Written instruction ::
Go through the records underneath and count the lines that include the string "diagram". Give nothing but the number.

Data shown ::
╭──

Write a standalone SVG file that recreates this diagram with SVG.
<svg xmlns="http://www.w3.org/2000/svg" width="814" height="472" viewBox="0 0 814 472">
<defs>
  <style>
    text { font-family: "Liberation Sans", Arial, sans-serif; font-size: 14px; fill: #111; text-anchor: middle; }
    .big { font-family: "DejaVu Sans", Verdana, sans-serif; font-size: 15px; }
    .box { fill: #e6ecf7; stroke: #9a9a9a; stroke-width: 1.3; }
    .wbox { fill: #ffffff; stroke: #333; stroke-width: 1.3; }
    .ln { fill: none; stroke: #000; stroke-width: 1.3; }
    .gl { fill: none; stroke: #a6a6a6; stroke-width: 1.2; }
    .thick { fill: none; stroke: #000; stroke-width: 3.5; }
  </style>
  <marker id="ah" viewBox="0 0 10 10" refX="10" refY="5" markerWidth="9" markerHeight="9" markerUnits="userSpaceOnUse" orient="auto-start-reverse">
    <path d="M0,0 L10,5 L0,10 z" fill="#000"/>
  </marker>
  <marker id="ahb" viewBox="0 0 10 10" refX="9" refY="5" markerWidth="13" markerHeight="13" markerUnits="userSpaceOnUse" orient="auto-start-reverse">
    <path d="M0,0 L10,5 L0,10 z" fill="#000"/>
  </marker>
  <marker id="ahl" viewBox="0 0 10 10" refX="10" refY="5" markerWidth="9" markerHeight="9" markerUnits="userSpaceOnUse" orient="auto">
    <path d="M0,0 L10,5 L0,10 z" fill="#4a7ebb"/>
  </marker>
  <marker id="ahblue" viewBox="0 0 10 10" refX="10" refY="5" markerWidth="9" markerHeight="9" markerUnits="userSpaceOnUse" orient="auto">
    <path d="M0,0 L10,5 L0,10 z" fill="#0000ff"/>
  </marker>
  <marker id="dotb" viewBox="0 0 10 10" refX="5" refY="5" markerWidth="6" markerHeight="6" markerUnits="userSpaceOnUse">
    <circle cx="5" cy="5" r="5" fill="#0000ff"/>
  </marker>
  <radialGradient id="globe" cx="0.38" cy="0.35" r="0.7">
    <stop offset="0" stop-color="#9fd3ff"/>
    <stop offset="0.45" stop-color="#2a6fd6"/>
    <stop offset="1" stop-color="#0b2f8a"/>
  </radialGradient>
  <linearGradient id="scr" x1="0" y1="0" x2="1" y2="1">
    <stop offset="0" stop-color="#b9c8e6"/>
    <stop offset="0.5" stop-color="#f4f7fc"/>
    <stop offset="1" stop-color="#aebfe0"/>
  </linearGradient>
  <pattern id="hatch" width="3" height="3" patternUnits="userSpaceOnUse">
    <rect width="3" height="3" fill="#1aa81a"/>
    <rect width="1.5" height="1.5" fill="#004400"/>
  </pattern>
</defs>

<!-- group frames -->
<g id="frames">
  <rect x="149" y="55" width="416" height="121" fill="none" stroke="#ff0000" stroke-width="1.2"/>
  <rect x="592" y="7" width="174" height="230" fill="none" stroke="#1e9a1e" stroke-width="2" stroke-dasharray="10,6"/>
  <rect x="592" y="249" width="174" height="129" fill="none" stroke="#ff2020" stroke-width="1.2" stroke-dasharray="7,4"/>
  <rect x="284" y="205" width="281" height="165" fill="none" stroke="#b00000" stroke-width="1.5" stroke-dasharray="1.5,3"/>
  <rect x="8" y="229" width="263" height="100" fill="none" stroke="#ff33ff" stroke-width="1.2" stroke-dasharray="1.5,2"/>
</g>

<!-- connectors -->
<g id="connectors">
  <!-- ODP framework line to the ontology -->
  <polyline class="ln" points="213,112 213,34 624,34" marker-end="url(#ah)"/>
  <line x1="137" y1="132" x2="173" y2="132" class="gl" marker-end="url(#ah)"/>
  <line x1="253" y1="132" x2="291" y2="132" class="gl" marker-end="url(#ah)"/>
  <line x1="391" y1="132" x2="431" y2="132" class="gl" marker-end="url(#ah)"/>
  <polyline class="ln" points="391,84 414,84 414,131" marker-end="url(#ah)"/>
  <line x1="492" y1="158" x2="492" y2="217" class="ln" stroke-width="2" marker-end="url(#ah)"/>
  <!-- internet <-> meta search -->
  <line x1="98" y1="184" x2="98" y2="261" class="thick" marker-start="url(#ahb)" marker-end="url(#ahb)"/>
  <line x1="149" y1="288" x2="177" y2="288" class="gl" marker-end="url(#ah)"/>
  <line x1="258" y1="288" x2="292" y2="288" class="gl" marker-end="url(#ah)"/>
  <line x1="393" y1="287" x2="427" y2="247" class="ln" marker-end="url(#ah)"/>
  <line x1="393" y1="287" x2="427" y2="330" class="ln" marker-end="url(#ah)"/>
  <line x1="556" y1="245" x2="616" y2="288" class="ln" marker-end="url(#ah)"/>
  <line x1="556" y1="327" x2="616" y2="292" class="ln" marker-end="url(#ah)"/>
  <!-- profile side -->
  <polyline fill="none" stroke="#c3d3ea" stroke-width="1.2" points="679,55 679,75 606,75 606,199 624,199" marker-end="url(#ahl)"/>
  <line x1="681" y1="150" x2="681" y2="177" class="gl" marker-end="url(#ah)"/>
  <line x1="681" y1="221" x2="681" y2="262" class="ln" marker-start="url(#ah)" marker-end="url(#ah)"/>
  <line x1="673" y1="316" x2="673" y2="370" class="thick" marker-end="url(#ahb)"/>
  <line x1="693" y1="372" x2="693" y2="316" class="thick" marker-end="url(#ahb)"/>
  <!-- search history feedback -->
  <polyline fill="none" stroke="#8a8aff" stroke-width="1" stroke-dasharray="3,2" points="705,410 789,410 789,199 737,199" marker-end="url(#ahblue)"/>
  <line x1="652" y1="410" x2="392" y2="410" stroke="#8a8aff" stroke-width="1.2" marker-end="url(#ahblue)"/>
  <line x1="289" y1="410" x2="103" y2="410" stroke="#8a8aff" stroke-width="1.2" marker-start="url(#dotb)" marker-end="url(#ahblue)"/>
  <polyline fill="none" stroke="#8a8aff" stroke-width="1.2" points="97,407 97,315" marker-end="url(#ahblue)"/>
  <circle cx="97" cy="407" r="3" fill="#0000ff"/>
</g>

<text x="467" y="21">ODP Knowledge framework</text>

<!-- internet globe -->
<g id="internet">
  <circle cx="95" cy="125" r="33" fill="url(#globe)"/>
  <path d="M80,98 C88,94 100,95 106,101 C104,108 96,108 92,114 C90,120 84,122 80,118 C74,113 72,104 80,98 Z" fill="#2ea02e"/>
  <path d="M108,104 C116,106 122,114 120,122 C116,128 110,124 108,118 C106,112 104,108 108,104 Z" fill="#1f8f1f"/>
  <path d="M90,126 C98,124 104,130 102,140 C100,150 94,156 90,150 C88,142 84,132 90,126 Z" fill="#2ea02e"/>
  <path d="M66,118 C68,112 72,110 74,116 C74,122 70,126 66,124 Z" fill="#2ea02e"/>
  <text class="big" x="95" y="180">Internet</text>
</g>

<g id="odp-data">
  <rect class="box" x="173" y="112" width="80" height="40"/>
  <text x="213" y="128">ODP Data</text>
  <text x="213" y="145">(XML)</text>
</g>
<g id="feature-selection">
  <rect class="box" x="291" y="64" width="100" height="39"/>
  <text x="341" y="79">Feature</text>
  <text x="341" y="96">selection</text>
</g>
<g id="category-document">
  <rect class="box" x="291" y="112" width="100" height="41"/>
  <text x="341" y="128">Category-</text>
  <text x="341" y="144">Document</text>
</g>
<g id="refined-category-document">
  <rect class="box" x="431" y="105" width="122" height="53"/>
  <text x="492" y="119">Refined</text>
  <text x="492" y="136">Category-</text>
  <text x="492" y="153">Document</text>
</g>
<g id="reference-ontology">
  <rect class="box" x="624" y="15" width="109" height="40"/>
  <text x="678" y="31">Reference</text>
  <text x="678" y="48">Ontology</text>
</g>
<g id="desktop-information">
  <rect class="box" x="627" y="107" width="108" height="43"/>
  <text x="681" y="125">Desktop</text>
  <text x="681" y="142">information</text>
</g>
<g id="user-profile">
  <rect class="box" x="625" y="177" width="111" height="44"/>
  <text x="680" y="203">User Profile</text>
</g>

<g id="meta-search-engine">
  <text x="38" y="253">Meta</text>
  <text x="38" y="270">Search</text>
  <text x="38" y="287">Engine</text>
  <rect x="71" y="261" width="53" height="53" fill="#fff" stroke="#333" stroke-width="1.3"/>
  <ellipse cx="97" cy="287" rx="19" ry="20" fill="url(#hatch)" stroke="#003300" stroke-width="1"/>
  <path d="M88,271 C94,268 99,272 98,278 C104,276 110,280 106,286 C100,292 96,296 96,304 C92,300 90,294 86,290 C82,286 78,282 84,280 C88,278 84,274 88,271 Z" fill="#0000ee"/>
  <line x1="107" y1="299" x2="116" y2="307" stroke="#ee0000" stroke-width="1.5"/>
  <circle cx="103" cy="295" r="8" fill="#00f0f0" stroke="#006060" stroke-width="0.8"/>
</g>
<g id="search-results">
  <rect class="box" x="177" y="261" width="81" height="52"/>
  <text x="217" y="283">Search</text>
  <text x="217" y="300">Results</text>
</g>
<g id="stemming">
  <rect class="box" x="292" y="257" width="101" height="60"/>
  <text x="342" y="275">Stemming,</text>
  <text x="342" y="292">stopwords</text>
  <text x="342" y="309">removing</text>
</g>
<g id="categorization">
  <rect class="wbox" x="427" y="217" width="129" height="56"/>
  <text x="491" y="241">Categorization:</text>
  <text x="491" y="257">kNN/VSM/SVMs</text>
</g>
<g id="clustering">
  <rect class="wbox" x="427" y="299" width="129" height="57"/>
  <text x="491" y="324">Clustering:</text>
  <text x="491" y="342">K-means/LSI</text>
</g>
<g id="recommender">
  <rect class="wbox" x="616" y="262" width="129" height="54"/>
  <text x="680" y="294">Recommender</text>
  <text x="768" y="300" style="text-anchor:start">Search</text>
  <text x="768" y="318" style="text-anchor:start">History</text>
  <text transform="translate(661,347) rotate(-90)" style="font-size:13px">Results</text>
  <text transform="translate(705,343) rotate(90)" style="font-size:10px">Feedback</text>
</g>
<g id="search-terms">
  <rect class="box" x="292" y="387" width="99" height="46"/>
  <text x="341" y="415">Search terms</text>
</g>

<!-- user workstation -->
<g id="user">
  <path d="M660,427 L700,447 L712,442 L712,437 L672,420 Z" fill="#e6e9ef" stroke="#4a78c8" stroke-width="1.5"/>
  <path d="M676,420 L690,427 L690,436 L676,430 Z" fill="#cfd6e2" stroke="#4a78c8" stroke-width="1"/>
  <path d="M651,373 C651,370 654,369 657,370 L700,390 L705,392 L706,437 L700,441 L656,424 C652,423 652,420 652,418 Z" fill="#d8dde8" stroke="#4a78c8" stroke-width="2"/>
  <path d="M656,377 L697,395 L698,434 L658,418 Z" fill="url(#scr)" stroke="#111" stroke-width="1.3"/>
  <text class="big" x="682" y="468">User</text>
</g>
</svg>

╰──
╭──

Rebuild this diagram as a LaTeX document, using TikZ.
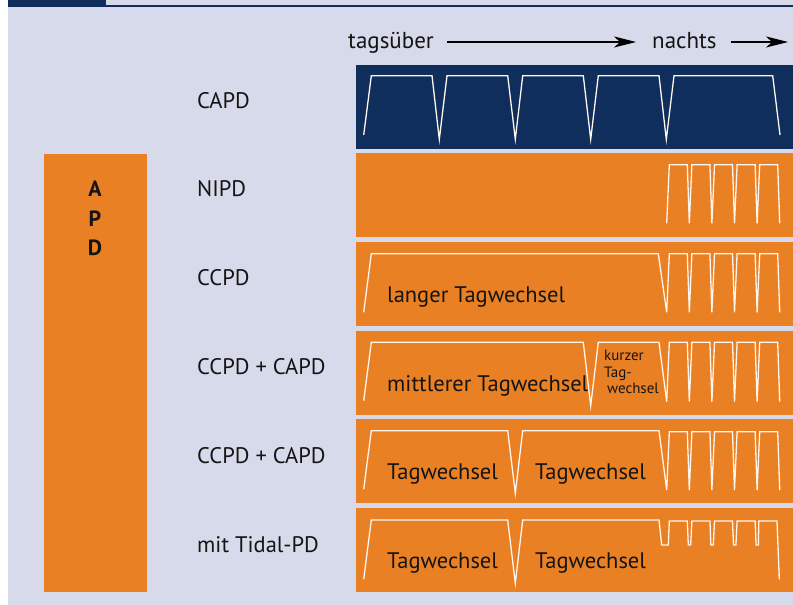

╰──

Problem solution ::
2